Phase 2: merge block summaries

@triton.jit
def reduce_stats_kernel(
    block_m_ptr, block_l_ptr, global_m_ptr, global_l_ptr, num_blocks, BLOCK_SIZE: tl.constexpr
):
    offsets = tl.arange(0, BLOCK_SIZE)
    mask = offsets < num_blocks

    mb = tl.load(block_m_ptr + offsets, mask=mask, other=-float("inf"))
    lb = tl.load(block_l_ptr + offsets, mask=mask, other=0.0)

    M = tl.max(mb, axis=0)
    L = tl.sum(lb * tl.exp(mb - M), axis=0)

    tl.store(global_m_ptr, M)
    tl.store(global_l_ptr, L)

The key line is:

L = tl.sum(lb * tl.exp(mb - M), axis=0)

This rescales every block’s local denominator into the global denominator’s coordinate system.

Why does this work?

l_b = sum_{i in block b} exp(x_i - m_b)
l_b * exp(m_b - M)
    = sum_{i in block b} exp(x_i - m_b) * exp(m_b - M)
    = sum_{i in block b} exp(x_i - M)

So after summing over blocks:

L = sum_i exp(x_i - M)

This is basically the same log-sum-exp trick, just applied hierarchically.

Phase 3: normalize every element

@triton.jit
def softmax_kernel(input, output, global_m_ptr, global_l_ptr, N, BLOCK_SIZE: tl.constexpr):
    pid = tl.program_id(0)
    offsets = pid * BLOCK_SIZE + tl.arange(0, BLOCK_SIZE)
    mask = offsets < N

    M = tl.load(global_m_ptr)
    L = tl.load(global_l_ptr)
    x = tl.load(input + offsets, mask=mask, other=-float("inf"))
    y = tl.exp(x - M) / L

    tl.store(output + offsets, y, mask=mask)

Now the kernel becomes embarrassingly parallel again.
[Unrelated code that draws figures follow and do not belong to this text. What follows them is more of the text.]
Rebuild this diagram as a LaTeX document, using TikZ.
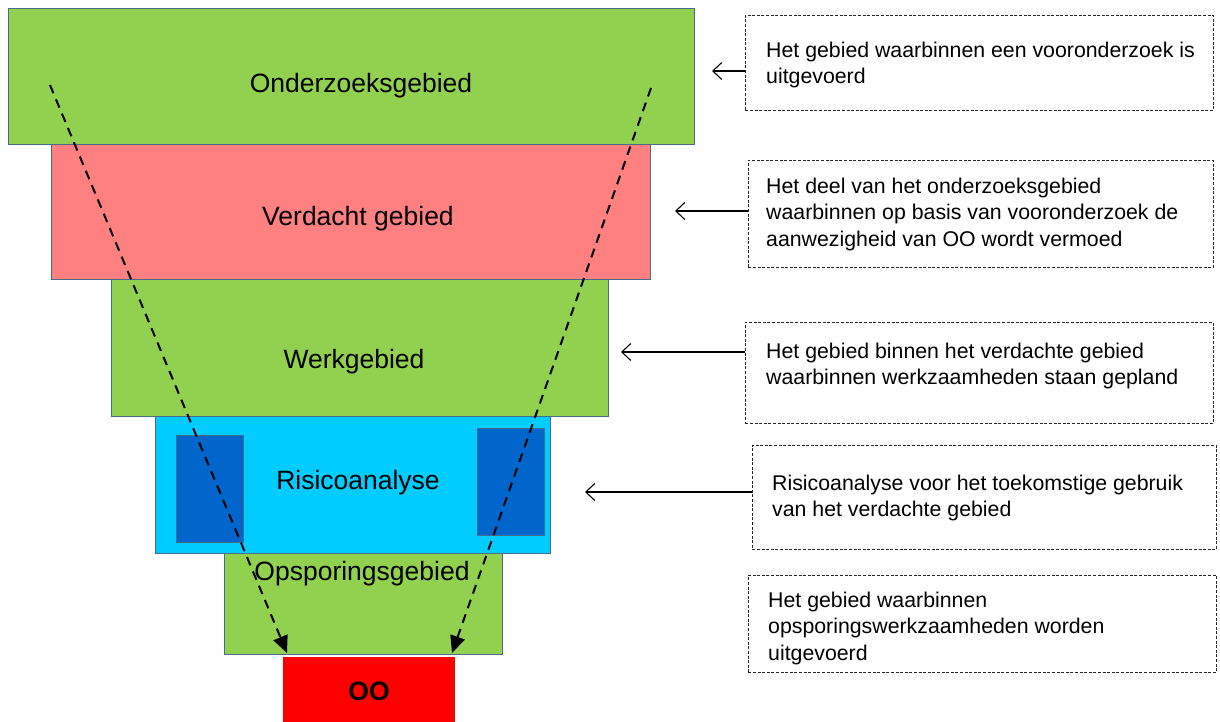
\documentclass[tikz,border=0pt]{standalone}
\usepackage{fontspec}
\setmainfont{Liberation Sans}
\usetikzlibrary{arrows.meta}
\definecolor{lgreen}{HTML}{92D050}
\definecolor{salmon}{HTML}{FF8080}
\definecolor{cyanbox}{HTML}{00CCFF}
\definecolor{darkblue}{HTML}{0066CC}
\definecolor{edgecol}{HTML}{4A6A8C}
\definecolor{redbox}{HTML}{FF0000}
\tikzset{
  layer/.style={draw=edgecol, line width=0.8pt, anchor=north west, inner sep=0pt},
  inner/.style={draw=edgecol, line width=0.6pt, fill=darkblue, anchor=north west, inner sep=0pt},
  biglabel/.style={font=\fontsize{26.5}{30}\selectfont, inner sep=0pt},
  descbox/.style={draw=black!85, line width=0.7pt, dash pattern=on 3pt off 1.6pt, anchor=north west, inner sep=0pt},
  desctext/.style={font=\fontsize{21.3}{26.5}\selectfont, align=left, anchor=west, inner sep=0pt},
  pointer/.style={line width=1.1pt, -{Straight Barb[length=9pt,width=17pt,line width=1.1pt]}},
  funnel/.style={line width=2pt, dash pattern=on 9pt off 6.5pt, -{Triangle[length=17pt,width=15pt]}},
}
\begin{document}
\begin{tikzpicture}[x=1pt,y=-1pt]
\useasboundingbox (0,0) rectangle (1220,722);
% layers
\node[layer, fill=lgreen, minimum width=686pt, minimum height=136pt] (ond) at (8,8) {};
\node[layer, fill=salmon, minimum width=599pt, minimum height=135pt] (ver) at (51,144) {};
\node[layer, fill=lgreen, minimum width=497pt, minimum height=137pt] (wrk) at (111,279) {};
\node[layer, fill=cyanbox, minimum width=395pt, minimum height=137pt] (ris) at (155,416) {};
\node[inner, minimum width=67pt, minimum height=107pt] (sqL) at (176,435) {};
\node[inner, minimum width=67pt, minimum height=107pt] (sqR) at (477,428) {};
\node[layer, fill=lgreen, minimum width=278pt, minimum height=101pt] (ops) at (224,553) {};
\node[anchor=north west, fill=redbox, inner sep=0pt, minimum width=172pt, minimum height=65pt] (oo) at (283,657) {};
% labels
\node[biglabel] (lond) at (361,86) {Onderzoeksgebied};
\node[biglabel] (lver) at (358,219) {Verdacht gebied};
\node[biglabel] (lwrk) at (354,362) {Werkgebied};
\node[biglabel] (lris) at (358,483) {Risicoanalyse};
\node[biglabel] (lops) at (362,574) {Opsporingsgebied};
\node[biglabel, font=\fontsize{26.5}{30}\selectfont\bfseries] (loo) at (369,691) {OO};
% description boxes
\node[descbox, minimum width=468pt, minimum height=95pt] (b1) at (745,15) {};
\node[descbox, minimum width=465pt, minimum height=107pt] (b2) at (748,160) {};
\node[descbox, minimum width=468pt, minimum height=101pt] (b3) at (745,322) {};
\node[descbox, minimum width=464pt, minimum height=104pt] (b4) at (752,445) {};
\node[descbox, minimum width=468pt, minimum height=97pt] (b5) at (748,575) {};
\node[desctext] (t1) at (766,65) {Het gebied waarbinnen een vooronderzoek is\\uitgevoerd};
\node[desctext] (t2) at (766,214) {Het deel van het onderzoeksgebied\\waarbinnen op basis van vooronderzoek de\\aanwezigheid van OO wordt vermoed};
\node[desctext] (t3) at (766,366) {Het gebied binnen het verdachte gebied\\waarbinnen werkzaamheden staan gepland};
\node[desctext] (t4) at (772,498) {Risicoanalyse voor het toekomstige gebruik\\van het verdachte gebied};
\node[desctext] (t5) at (768,628) {Het gebied waarbinnen\\opsporingswerkzaamheden worden\\uitgevoerd};
% pointers
\coordinate (p1) at (712,71);
\coordinate (p2) at (675,211);
\coordinate (p3) at (621,352);
\coordinate (p4) at (585,492);
\draw[pointer] (b1.west |- p1) -- (p1);
\draw[pointer] (b2.west |- p2) -- (p2);
\draw[pointer] (b3.west |- p3) -- (p3);
\draw[pointer] (b4.west |- p4) -- (p4);
% funnel arrows
\coordinate (fl0) at (50,85);
\coordinate (fl1) at (287,653);
\coordinate (fr0) at (651,88);
\coordinate (fr1) at (452,653);
\draw[funnel] (fl0) -- (fl1);
\draw[funnel] (fr0) -- (fr1);
\end{tikzpicture}
\end{document}
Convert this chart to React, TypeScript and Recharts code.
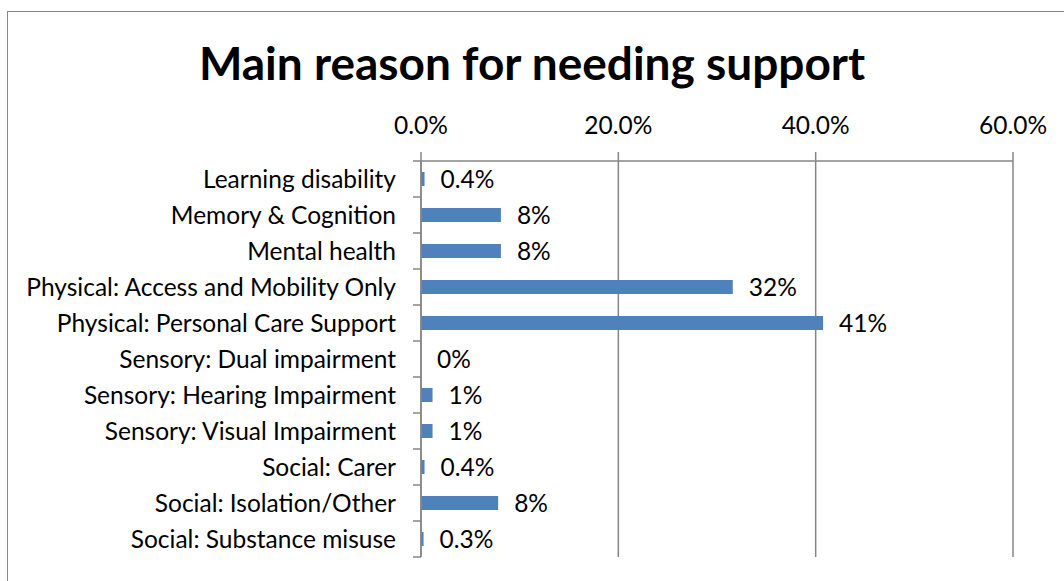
import React from "react";
import {
  BarChart,
  Bar,
  XAxis,
  YAxis,
  CartesianGrid,
  LabelList
} from "recharts";

// Data (percent of people)
const categories = [
  "Learning disability",
  "Memory & Cognition",
  "Mental health",
  "Physical: Access and Mobility Only",
  "Physical: Personal Care Support",
  "Sensory: Dual impairment",
  "Sensory: Hearing Impairment",
  "Sensory: Visual Impairment",
  "Social: Carer",
  "Social: Isolation/Other",
  "Social: Substance misuse"
];
const values = [0.36, 8.1, 8.1, 31.6, 40.75, 0, 1.17, 1.17, 0.36, 7.82, 0.26];
const valueLabels = ["0.4%", "8%", "8%", "32%", "41%", "0%", "1%", "1%", "0.4%", "8%", "0.3%"];
const xTicks = [0, 20, 40, 60];

const data = categories.map((name, i) => ({
  name,
  value: values[i],
  label: valueLabels[i]
}));

const FONT = "Lato, 'Liberation Sans', sans-serif";
const GRAY = "#868686";
const BAR = "#4F81BD";
const FS = 24.5;

const WIDTH = 1064;
const HEIGHT = 581;
const PLOT_LEFT = 421;
const PLOT_TOP = 161;
const PLOT_RIGHT = 1013;
const PLOT_BOTTOM = 557;
const Y_TICK_SIZE = 8;
const Y_TICK_MARGIN = 17;
const BAND = (PLOT_BOTTOM - PLOT_TOP) / categories.length;

// category tick: label at band center, tick marks on band boundaries
const CategoryTick = (props: any) => {
  const { x, y, payload, index } = props;
  const axisX = x + Y_TICK_SIZE + Y_TICK_MARGIN;
  const half = BAND / 2;
  return (
    <g>
      <line x1={axisX - Y_TICK_SIZE} x2={axisX} y1={y - half} y2={y - half} stroke={GRAY} strokeWidth={1.5} />
      {index === categories.length - 1 && (
        <line x1={axisX - Y_TICK_SIZE} x2={axisX} y1={y + half} y2={y + half} stroke={GRAY} strokeWidth={1.5} />
      )}
      <text x={x} y={y - 1} textAnchor="end" dominantBaseline="central" fontSize={FS} fontFamily={FONT} fill="#000">
        {payload.value}
      </text>
    </g>
  );
};

export default function App() {
  return (
    <div style={{ position: "absolute", left: 0, top: 0, width: WIDTH, height: HEIGHT, background: "#fff", overflow: "hidden" }}>
      <div
        style={{
          position: "absolute",
          left: 7,
          top: 11,
          width: WIDTH,
          height: HEIGHT,
          borderTop: `1.5px solid ${GRAY}`,
          borderLeft: `1.5px solid ${GRAY}`
        }}
      />
      <div
        style={{
          position: "absolute",
          left: 0,
          top: 33,
          width: WIDTH,
          textAlign: "center",
          fontFamily: FONT,
          fontWeight: 700,
          fontSize: 46,
          lineHeight: "60px",
          color: "#000"
        }}
      >
        Main reason for needing support
      </div>
      <div style={{ position: "absolute", left: 0, top: 0 }}>
        <BarChart
          width={WIDTH}
          height={HEIGHT}
          data={data}
          layout="vertical"
          margin={{ top: 0, right: WIDTH - PLOT_RIGHT, bottom: HEIGHT - PLOT_BOTTOM, left: 0 }}
        >
          <CartesianGrid horizontal={false} stroke={GRAY} strokeWidth={1.5} />
          <XAxis
            type="number"
            orientation="top"
            height={PLOT_TOP}
            domain={[0, 60]}
            ticks={xTicks}
            tickFormatter={(v: number) => v.toFixed(1) + "%"}
            axisLine={{ stroke: GRAY, strokeWidth: 1.5 }}
            tickLine={{ stroke: GRAY, strokeWidth: 1.5 }}
            tickSize={9}
            tickMargin={18}
            tick={{ fontSize: FS, fontFamily: FONT, fill: "#000" }}
            interval={0}
          />
          <YAxis
            type="category"
            dataKey="name"
            width={PLOT_LEFT}
            axisLine={{ stroke: GRAY, strokeWidth: 1.5 }}
            tickLine={false}
            tickSize={Y_TICK_SIZE}
            tickMargin={Y_TICK_MARGIN}
            tick={<CategoryTick />}
            interval={0}
          />
          <Bar
            dataKey="value"
            fill={BAR}
            barSize={14}
            minPointSize={(v: number) => (v === 0 ? 0.01 : 0)}
            isAnimationActive={false}
          >
            <LabelList dataKey="label" position="right" offset={16} fill="#000" fontSize={FS} fontFamily={FONT} />
          </Bar>
        </BarChart>
      </div>
    </div>
  );
}
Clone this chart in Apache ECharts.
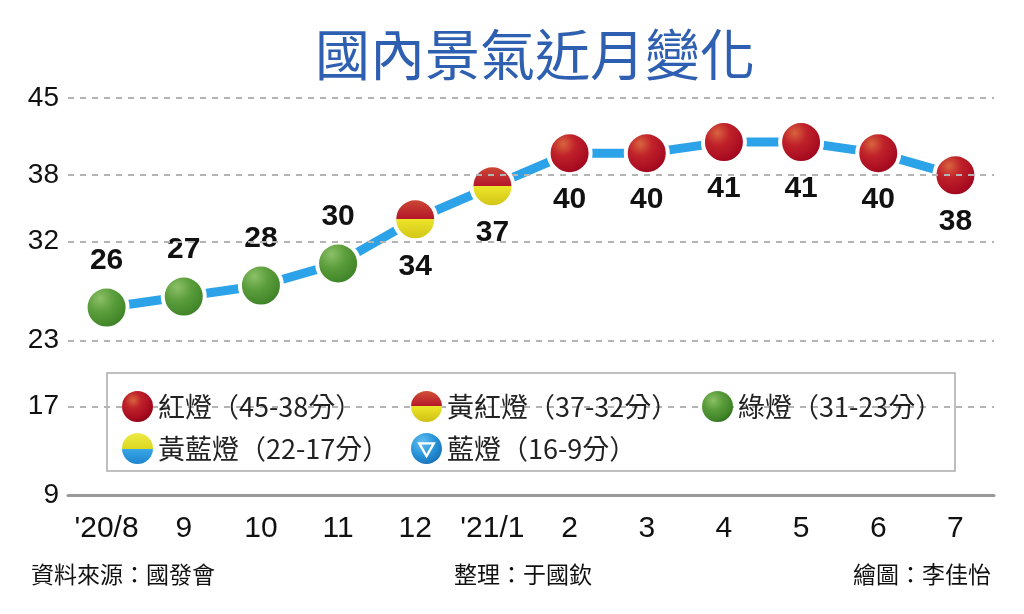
<!DOCTYPE html>
<html>
<head>
<meta charset="utf-8">
<script src="https://cdn.jsdelivr.net/npm/echarts@6/dist/echarts.min.js"></script>
<style>
  html, body { margin: 0; padding: 0; background: #fff; }
  #chart { width: 1024px; height: 614px; }
</style>
</head>
<body>
<div id="chart"></div>
<script>
// months and monthly business-climate scores
var months = ["'20/8", '9', '10', '11', '12', "'21/1", '2', '3', '4', '5', '6', '7'];
var scores = [26, 27, 28, 30, 34, 37, 40, 40, 41, 41, 40, 38];
var yTicks = [9, 17, 23, 32, 38, 45];
var lightNames = ['紅燈（45-38分）', '黃紅燈（37-32分）', '綠燈（31-23分）', '黃藍燈（22-17分）', '藍燈（16-9分）'];

var NUM_FONT = "'Liberation Sans', Arial, sans-serif";
var CJK_FONT = "'Noto Sans CJK TC', 'Noto Sans CJK SC', sans-serif";

// marker fills
var red = {
    type: 'radial', x: 0.36, y: 0.3, r: 0.75,
    colorStops: [
        {offset: 0, color: '#d8643e'},
        {offset: 0.35, color: '#c0222a'},
        {offset: 0.8, color: '#a60a20'},
        {offset: 1, color: '#880616'}
    ]
};
var green = {
    type: 'radial', x: 0.36, y: 0.3, r: 0.75,
    colorStops: [
        {offset: 0, color: '#8cc068'},
        {offset: 0.4, color: '#5c9e3c'},
        {offset: 0.85, color: '#3f8428'},
        {offset: 1, color: '#2f6a1e'}
    ]
};
var yellowRed = {
    type: 'linear', x: 0, y: 0, x2: 0, y2: 1,
    colorStops: [
        {offset: 0, color: '#d05236'},
        {offset: 0.5, color: '#b4152a'},
        {offset: 0.5, color: '#ece42a'},
        {offset: 1, color: '#cfc014'}
    ]
};
var yellowBlue = {
    type: 'linear', x: 0, y: 0, x2: 0, y2: 1,
    colorStops: [
        {offset: 0, color: '#eeea48'},
        {offset: 0.5, color: '#dcd820'},
        {offset: 0.5, color: '#3aa8e8'},
        {offset: 1, color: '#1e84cc'}
    ]
};
var blue = {
    type: 'radial', x: 0.36, y: 0.3, r: 0.75,
    colorStops: [
        {offset: 0, color: '#62bff2'},
        {offset: 0.6, color: '#2692d8'},
        {offset: 1, color: '#1a70b8'}
    ]
};
var lightColors = [red, yellowRed, green, yellowBlue, blue];

// circle with a hollow down-triangle (blue light icon)
var blueIcon = 'path://M10,0 C15.523,0 20,4.477 20,10 C20,15.523 15.523,20 10,20 C4.477,20 0,15.523 0,10 C0,4.477 4.477,0 10,0 Z ' +
    'M4,6 L10,16.4 L16,6 Z M6.6,7.4 L13.4,7.4 L10,13.4 Z';

function lightOf(v) {
    if (v >= 38) return 0;
    if (v >= 32) return 1;
    if (v >= 23) return 2;
    if (v >= 17) return 3;
    return 4;
}

var pointData = scores.map(function (v) {
    var k = lightOf(v);
    return {
        value: v,
        itemStyle: {color: lightColors[k]},
        label: {position: k === 2 ? 'top' : 'bottom'}
    };
});

var series = [{
    type: 'line',
    z: 1,
    data: [],
    silent: true,
    markLine: {
        silent: true,
        symbol: ['none', 'none'],
        label: {show: false},
        lineStyle: {color: '#b4b4b4', width: 2, type: [6, 6]},
        data: yTicks.slice(1).map(function (t) { return {yAxis: t}; })
    }
}, {
    name: 'score',
    type: 'line',
    z: 3,
    data: pointData,
    symbol: 'circle',
    symbolSize: 42,
    lineStyle: {color: '#2ca3e8', width: 9},
    itemStyle: {borderColor: '#fff', borderWidth: 4},
    label: {
        show: true,
        distance: 9,
        color: '#111',
        fontFamily: NUM_FONT,
        fontWeight: 'bold',
        fontSize: 30
    }
}];

lightNames.forEach(function (n, i) {
    series.push({
        name: n,
        type: 'scatter',
        data: [],
        itemStyle: {color: lightColors[i], opacity: 1}
    });
});

// one legend per entry so the two rows line up in columns
var legendSpots = [[117, 386], [406, 386], [697, 386], [117, 428], [406, 428]];
var legends = lightNames.map(function (n, i) {
    return {
        z: 10,
        left: legendSpots[i][0],
        top: legendSpots[i][1],
        itemWidth: 31,
        itemHeight: 31,
        selectedMode: false,
        textStyle: {fontFamily: CJK_FONT, fontSize: 27, color: '#222'},
        data: [{name: n, icon: i === 4 ? blueIcon : 'circle', itemStyle: {opacity: 1}}]
    };
});

var myChart = echarts.init(document.getElementById('chart'));
myChart.setOption({
    animation: false,
    title: [{
        text: '國內景氣近月變化',
        left: 310,
        top: 22,
        textStyle: {fontFamily: CJK_FONT, fontSize: 55, fontWeight: 'normal', color: '#2f5fb0'}
    }, {
        text: '資料來源：國發會',
        left: 26,
        top: 558,
        textStyle: {fontFamily: CJK_FONT, fontSize: 23, fontWeight: 'normal', color: '#111'}
    }, {
        text: '整理：于國欽',
        left: 449,
        top: 558,
        textStyle: {fontFamily: CJK_FONT, fontSize: 23, fontWeight: 'normal', color: '#111'}
    }, {
        text: '繪圖：李佳怡',
        right: 28,
        top: 558,
        textStyle: {fontFamily: CJK_FONT, fontSize: 23, fontWeight: 'normal', color: '#111'}
    }],
    grid: {left: 68, right: 30, top: 98, bottom: 119},
    xAxis: {
        type: 'category',
        data: months,
        boundaryGap: true,
        axisLine: {lineStyle: {color: '#999', width: 3}},
        axisTick: {alignWithLabel: true, interval: 0, length: 10, lineStyle: {color: '#999', width: 3}},
        axisLabel: {interval: 0, margin: 19, color: '#111', fontFamily: NUM_FONT, fontSize: 30}
    },
    yAxis: {
        type: 'value',
        min: 9,
        max: 45,
        axisLine: {show: false},
        axisTick: {show: false},
        splitLine: {show: false},
        axisLabel: {customValues: yTicks, margin: 9, color: '#111', fontFamily: NUM_FONT, fontSize: 28}
    },
    legend: legends,
    graphic: [{
        type: 'rect',
        z: 5,
        shape: {x: 107, y: 373, width: 848, height: 98},
        style: {fill: '#fff', stroke: '#aaa', lineWidth: 1.5}
    }],
    series: series
});
</script>
</body>
</html>
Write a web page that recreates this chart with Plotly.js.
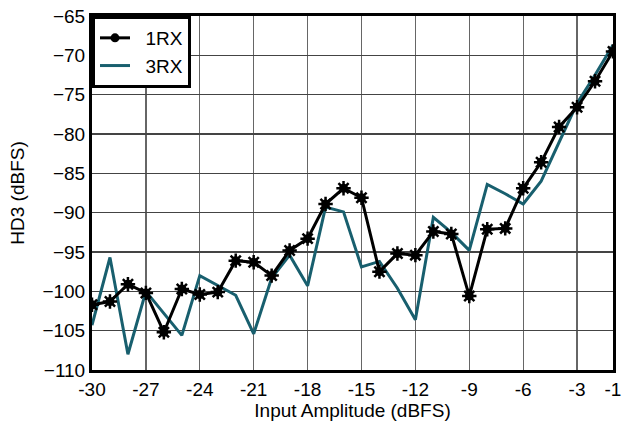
<!DOCTYPE html>
<html><head><meta charset="utf-8">
<script src="https://cdn.plot.ly/plotly-3.0.1.min.js"></script>
<style>html,body{margin:0;padding:0;background:#fff}#chart{width:631px;height:423px}</style>
</head><body><div id="chart"></div>
<script>
const amplitude = [-30,-29,-28,-27,-26,-25,-24,-23,-22,-21,-20,-19,-18,-17,-16,-15,-14,-13,-12,-11,-10,-9,-8,-7,-6,-5,-4,-3,-2,-1];
const hd3_1rx = [-101.7,-101.3,-99.1,-100.2,-105.2,-99.7,-100.4,-100.1,-96.1,-96.3,-98.0,-94.8,-93.3,-88.9,-86.9,-88.1,-97.5,-95.2,-95.4,-92.4,-92.7,-100.6,-92.1,-92.0,-86.9,-83.6,-79.1,-76.6,-73.3,-69.5];
const hd3_3rx = [-104.3,-95.7,-108.0,-100.0,-102.8,-105.6,-98.0,-99.2,-100.5,-105.4,-98.3,-95.4,-99.3,-89.3,-89.9,-96.9,-96.2,-99.6,-103.6,-90.6,-92.5,-94.8,-86.4,-87.6,-88.9,-86.0,-81.0,-76.1,-72.5,-68.7];
const xTicks = [-30,-27,-24,-21,-18,-15,-12,-9,-6,-3,-1];
const xTickText = ['-30','-27','-24','-21','-18','-15','-12','-9','-6','-3','-1'];
const yTicks = [-110,-105,-100,-95,-90,-85,-80,-75,-70,-65];
const seriesNames = ['\u00a0\u00a01RX', '\u00a0\u00a03RX'];

const FF = 'Liberation Sans, Arial, sans-serif';
const font = {family:FF, size:19, color:'#000'};
const traces = [
  {x:amplitude, y:hd3_3rx, name:seriesNames[1], mode:'lines', line:{color:'#185F6E', width:3}, legendrank:2},
  {x:amplitude, y:hd3_1rx, name:seriesNames[0], mode:'lines+markers', line:{color:'#000', width:3},
   marker:{symbol:'circle', size:9, color:'#000'}, legendrank:1},
  {x:amplitude, y:hd3_1rx, name:'1RX*', mode:'markers', showlegend:false, hoverinfo:'skip',
   marker:{symbol:'asterisk-open', size:12, color:'#000', line:{color:'#000', width:2.5}}}
];
const layout = {
  width:631, height:423,
  margin:{l:92, r:18, t:16, b:53},
  paper_bgcolor:'#fff', plot_bgcolor:'#fff',
  font:font,
  showlegend:true,
  legend:{x:0, y:1, xanchor:'left', yanchor:'top', bgcolor:'#fff', bordercolor:'#000', borderwidth:3,
    font:{family:FF, size:19, color:'#000'}, tracegroupgap:0},
  xaxis:{range:[-30,-1], tickvals:xTicks, ticktext:xTickText, showgrid:true, gridcolor:'#666', gridwidth:1.3,
    zeroline:false, showline:true, linecolor:'#000', linewidth:3, mirror:true, ticks:'',
    tickfont:font, title:{text:'Input Amplitude (dBFS)', font:font, standoff:2}},
  yaxis:{range:[-110,-65], tickvals:yTicks, showgrid:true, gridcolor:'#444', gridwidth:1.3,
    zeroline:false, showline:true, linecolor:'#000', linewidth:3, mirror:true, ticks:'',
    tickfont:font, title:{text:'HD3 (dBFS)', font:font, standoff:13}}
};
Plotly.newPlot('chart', traces, layout, {staticPlot:true});
</script></body></html>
Every program reads the same two scalars, M and L, then writes one contiguous block of outputs.

BLOCK_SIZE determination

Make the reduction block size the power of two:

reduce_block = 1
while reduce_block < num_blocks:
    reduce_block <<= 1

Triton reductions operate over a static block of lanes. A power-of-two block size is friendly for vectorized reduction lowering, and the mask makes the padded lanes harmless.

padding mb lanes load -inf, so they cannot affect max
padding lb lanes load 0.0, so they cannot affect sum

The tradeoff is that phase 2 assumes all block summaries fit into one Triton program. For very large N, this should become a tree reduction instead of a single reduction program.

Why three kernels?

Q: Why not compute the global stats and output in one kernel?

Because there is no grid-wide synchronization inside a normal Triton kernel. Programs can synchronize within themselves, but independent programs cannot say “everyone finish phase 1, then everyone start phase 2” inside the same launch.

Kernel launches become the synchronization boundaries:

after phase 1, all block_m and block_l values exist
after phase 2, global_m and global_l exist
phase 3 can safely normalize the whole vector

This is similar to the reduction post: the work is parallel locally, but global meaning only appears after a reduction boundary.

Cost Analysis

This design reads the input twice

once to compute block summaries
once to write normalized outputs

It also launches three kernels and writes small intermediate buffers. That sounds expensive, but it buys the missing global synchronization and keeps each memory access pattern simple:

phase 1: contiguous reads, tiny writes
phase 2: tiny reads, two scalar writes
phase 3: contiguous reads and contiguous writes

For a single large vector softmax, this is a reasonable decomposition. The main limitation is launch overhead and the single-program phase-2 reduction. For many rows, the usual next step is to map one row or one row-split to each program and reduce per row, but the same invariant remains:

(m_a, l_a) + (m_b, l_b)
=> M = max(m_a, m_b)
=> L = l_a * exp(m_a - M) + l_b * exp(m_b - M)

That pair (m, l) is the useful mental model. Softmax across blocks is not “compute exponentials, then somehow sum them globally”; it is “carry enough shifted statistics that blocks can be merged without losing numerical stability.”